First enacted in 1916, the Shipping Act confers authority upon the Federal Maritime Commission (FMC) to regulate maritime commerce in the US. The Shipping Act regulates common carriers (both non-vessel and vessel operating) and marine terminal operators and affords limited antitrust protections to filed agreements among regulated parties. In the years since, amendments have been made to follow advancements in the sector and since 1998, allowed carrier and shippers to enter confidential rate agreements.

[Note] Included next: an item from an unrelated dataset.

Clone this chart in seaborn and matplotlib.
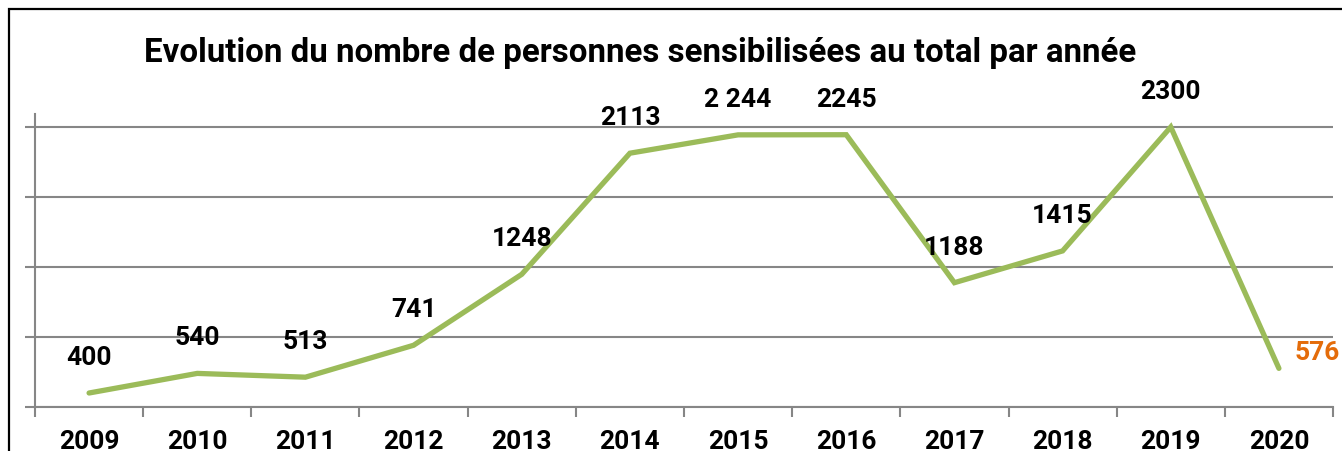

After the 1998 amendment, the maritime industry experienced significant and widespread consolidation. In addition to carrier mergers and acquisitions concentrating the bulk of containership capacity in US trades to fewer than a dozen large carriers, the formation of vessel carrier alliances has caused further substantial consolidation. Currently, there are three major carrier alliances representing 80% of all container trade. Within the alliances, there has been further consolidation like the creation of Ocean Network Express (ONE) by the merger of Japanese carriers.

It is easy to see why the US authorities fear this concentration of the industry’s services. However after suffering some serious blows in the past decade or so it was imperative that the lines addressed the problem, failing to do so would mean chaos in the supply chain and ever rising costs. Shipping companies have never been good at balancing sales initiatives against profits, it’s a cut throat business when trade is tight. Hopefully the rise in cargo levels which is predicted with ever growing populations will enable the industry to avoid another Hanjin.

The US already runs a severe protectionist policy with regard to its domestic shipping, using security as demanded by the Jones Act as a reason for this. One must hope that the FMC does precisely what this latest legislation outlines, and is not tempted to use it as an excuse to launch unfair prosecutions at some point in the future.